Ezra J. Stanley

True Love

Ezra J. Stanley

How did you get into directing?
I grew up as a child actor for film, TV, and the stage. I did voiceovers, modeling, opera, all that stuff since the age of six. But I never, and I mean never had the notion of doing anything on the production side even though I was around it all the time. My dad watched a lot of indies and obscure films, while I hung out in the livingroom. Looking back, the Eye was always in me. I saw Kurosawa’s Ran at age five, and I felt the tragedy while recognizing that “there was something brilliant happening here.” In college, I was a computer science major and minoring in cinema just for interest. I walked past a class that was screening a Bunuel film, and it took me over, I could not move. I had never seen anything encapsulate how I emotionally interpret the world. It was an awakening. I had just moved from home, and one morning I got out of bed, my head clearly said, “I have the rest of my life to become a filmmaker. I have another 60 years or so, it’s practically guaranteed!” It’s been a decade, and I’m still moving from that point!

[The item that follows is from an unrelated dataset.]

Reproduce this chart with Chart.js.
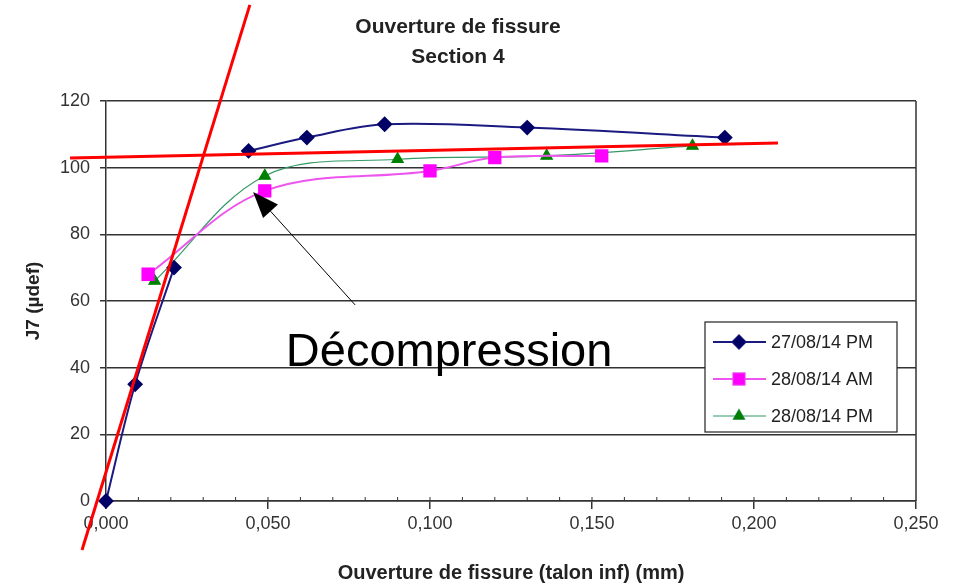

What is your most recent project?
It’s the ever thrilling, ever romantic, what did I just watch Levi’s “True Love” spec ad. The spot takes place in the mid-1960s. A young couple seclude themselves in the middle of the night down Lover’s Lane. It’s horror, thriller with some chaotic love! It’s a commercial that looks like a movie. It was made with a very passionate crew, and beautiful actors. It came out pretty much how I storyboarded it!

What is the best part of being a director?
I love manifesting into this material world what was a once only in the subconscious world. I feel responsible when I’m directing to honor that. As soon as I’m on set, I enter into a extraordinary high level of attention, and thus reach a state of timeless bliss. The camera rolls, and the dream is created in reality, and I experience Chi when it’s perfect. I want every person to achieve the highest expression of their talent from a grip, to the DP, to my actors. This is very important for me.

Have you a mentor and if so, who is that person (or persons)
and what has been the lesson learned from that mentoring which resonates most with you?

No. Never had a mentor, although I’ve been looking for one the whole time. The way life has worked out without a mentor, I’ve learned so much about myself through my own ups and downs. Although I wouldn’t mind if Spielberg snatched me up and said, “Hey I’ve seen your work and I like where you’re going, but let me show you a thing or two!” I’m always here to learn!

Who is your favorite director and why?
I don’t have favorites. I see all artists as contributors to the great Knowledge, Human exploration, and screen entertainment. I do have artists I appreciate though like Terrence Malick, Murnau, Welles, Eisenstein, Kieslowski, Bergman, and Spielberg. I see them or feel them rather, as my fathers and my invisible mentors. Being malleable with film work is important to me so I don’t hold onto one person. I want to create big blockbusters as well as art house films, and whatever other visual medium pops up.

What is your favorite movie? Your favorite commercial?
I do have a favorite film, however, and that’s The Thin Red Line by Terrence Malick. I’ve seen it over a thousand times. I use to fall asleep to it every night in my early twenties. It speaks to a deep questioning I constantly carry. Uncovers truths and philosophizes through the theme of war. These truths are constant, and the questions are timeless. It speaks to how humans are full creators and destroyers. That Nature itself is violent, beautiful, and redeeming, and humans are a part of that great dance of power.

Tell use about your background (i.e. Where did you grow up? Past jobs?)
I’m a native of San Francisco. I was raised in the quiet Sunset District, and if the fog didn’t come in, I’d watch the sun go down into the Pacific. I’m also from Belize, and my parents took us every couple of years to live, and get a third world perspective. I was also raised as a Jehovah’s Witness. I would go to the Kingdom Hall, their church, many times a week. I had good friends who were every age, even a hundred! I observed the human need for spirituality, the sufficient answers before death. I left in much drama and family difficulty when I was seventeen. I did counseling and teaching when in high school, and into college. Many things have aligned themselves with me getting to know the human psyche, and wanting to play with it. I can’t help but want to uplift the human spirit through entertainment, and the film medium allows for the global reach, and the ad world allows for this immediacy. I’m looking to meet the the right agency that wants me to direct the next cinematic Hovis commercial.